The Agricultural Research Service (ARS), USDA’s internal research agency, is leading several efforts into possible CCD causes. Varroa mites, a virus-transmitting parasite of honey bees, have frequently been found in hives hit by CCD. Some consider current pesticide and fertilizer use as another cause of the disorder. Researchers suspect that stress could be compromising the immune system of bees, making colonies more susceptible to disease, possibly caused by “poor nutrition (due to apiary overcrowding, pollination of crops with low nutritional value, or pollen or nectar dearth), drought, and migratory stress brought about by the increased need to move bees long distances to provide pollination services (which, by confining bees during transport, or increasing contact among colonies in different hives, increases the transmission of pathogens).”
To watch a short video on Bee Colony Collapse visit http://www.youtube.com/watch?v=ur1ZFj22K94. To learn more on what’s being done about bee colony diseases view the USDA Colony Collapse Disorder Plan at www.ars.usda.gov/is/br/ccd/ccd_actionplan.
California Grown Flowers
The local movement has reached the California nursery business. Flowers purchased locally are just plain fresher. Most flowers you see at the s upermarket are imported, mass-produced and laden with chemicals.
Debra Prinzing’s book The 50 Mile Bouquet: Seasonal, Local and Sustainable Flowers, “draws the comparison between the locavore movement in food and a growing awareness among consumers about the origins of the flowers they buy.”
Half Moon Bay and Watsonville have the perfect climate to grow gorgeous flowers and plants.
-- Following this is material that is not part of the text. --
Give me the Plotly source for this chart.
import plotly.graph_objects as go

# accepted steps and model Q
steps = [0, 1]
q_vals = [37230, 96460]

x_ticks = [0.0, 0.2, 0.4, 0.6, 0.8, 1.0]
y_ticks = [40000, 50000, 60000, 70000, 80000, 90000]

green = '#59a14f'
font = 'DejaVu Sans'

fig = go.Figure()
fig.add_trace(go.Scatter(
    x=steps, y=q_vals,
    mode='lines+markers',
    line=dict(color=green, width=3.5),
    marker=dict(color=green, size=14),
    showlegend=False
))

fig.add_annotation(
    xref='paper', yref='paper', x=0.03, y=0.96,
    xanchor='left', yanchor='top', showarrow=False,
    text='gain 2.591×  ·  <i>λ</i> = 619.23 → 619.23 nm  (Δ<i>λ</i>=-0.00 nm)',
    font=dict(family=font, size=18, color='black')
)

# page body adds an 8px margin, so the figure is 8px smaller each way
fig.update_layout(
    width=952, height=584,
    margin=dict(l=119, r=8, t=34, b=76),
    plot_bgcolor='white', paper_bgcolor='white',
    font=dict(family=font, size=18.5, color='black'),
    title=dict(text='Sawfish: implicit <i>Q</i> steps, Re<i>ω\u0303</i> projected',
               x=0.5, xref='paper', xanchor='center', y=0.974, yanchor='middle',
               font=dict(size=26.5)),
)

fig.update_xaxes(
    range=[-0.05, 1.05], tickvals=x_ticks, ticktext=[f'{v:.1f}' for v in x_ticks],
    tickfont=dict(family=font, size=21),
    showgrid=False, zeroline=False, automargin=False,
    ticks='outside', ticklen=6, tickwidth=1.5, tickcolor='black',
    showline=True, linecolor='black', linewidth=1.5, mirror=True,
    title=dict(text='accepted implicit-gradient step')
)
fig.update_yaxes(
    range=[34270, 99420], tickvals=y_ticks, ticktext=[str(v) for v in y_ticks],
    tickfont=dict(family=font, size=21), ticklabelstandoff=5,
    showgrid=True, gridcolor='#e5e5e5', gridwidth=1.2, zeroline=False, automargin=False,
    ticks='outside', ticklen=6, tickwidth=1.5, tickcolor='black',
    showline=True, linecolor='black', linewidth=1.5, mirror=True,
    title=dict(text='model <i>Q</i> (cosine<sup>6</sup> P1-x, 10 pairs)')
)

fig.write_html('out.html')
And you’ll always get a better product the closer to the source your purchase is. Our local nurseries and flower growers are proud of their offerings and they work hard to achieve the best flowers and plants available.
Enjoying flowers that are grown locally rather than those that are shipped from other countries reminds you to observe nature throughout the year and enjoy each season as it comes. Happy Spring!
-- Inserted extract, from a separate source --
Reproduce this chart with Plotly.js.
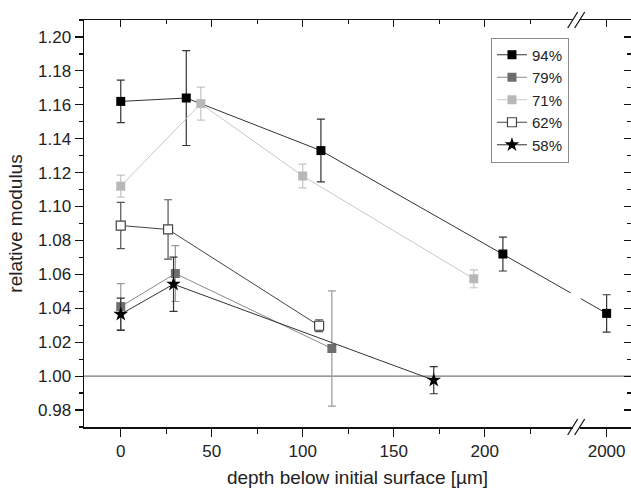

Visit California Grown Flowers Facebook page for fun facts and ideas.
Pastured eggs are from hens raised on pasture, as opposed to being kept in confinement and fed primarily grains. Eggs from pastured hens contain higher levels of healthy omega-3 fatty acids than those of their less fortunate cousins, factory hens. Though not necessarily organic, and having both brown or white shells, they are much healthier than those from grain-fed, confined chickens.
The hens might be feed a supplemental diet during the dry winter months, but their diets are usually worms, insects, and other critters on the ground. This natural way of feeding hens gives the yolk that beautiful orange color. They also taste much richer.
Pastured eggs also have 10 percent less fat, 40 percent more vitamin A, and 34 percent less cholesterol than eggs obtained from factory farms.
Some consumers confuse the concept of free-range eggs with pastured eggs. Many conventional egg supply companies encourage this confusion, because consumers are sometimes willing to pay a premium price for products that they believe were harvested in humane and sustainable ways. The two terms are not synonymous, however, and “free range” eggs, according to the United States Department of Agriculture, must come from chickens that are offered access to the outside. Many commercial production companies provide this access in the form of a small door that is opened a few times a day; used to being confined indoors, the chickens make no move to explore the outdoors. Pastured chickens are raised in a pasture, with mobile coops to roost in at night.
Although there is no scientific basis for it, some people also believe that pastured hens are happier, and seek out pastured eggs because they are concerned about the treatment of food animals. Enjoy pastured eggs in your next omelet, salad, or dessert. You’ll notice the difference in taste.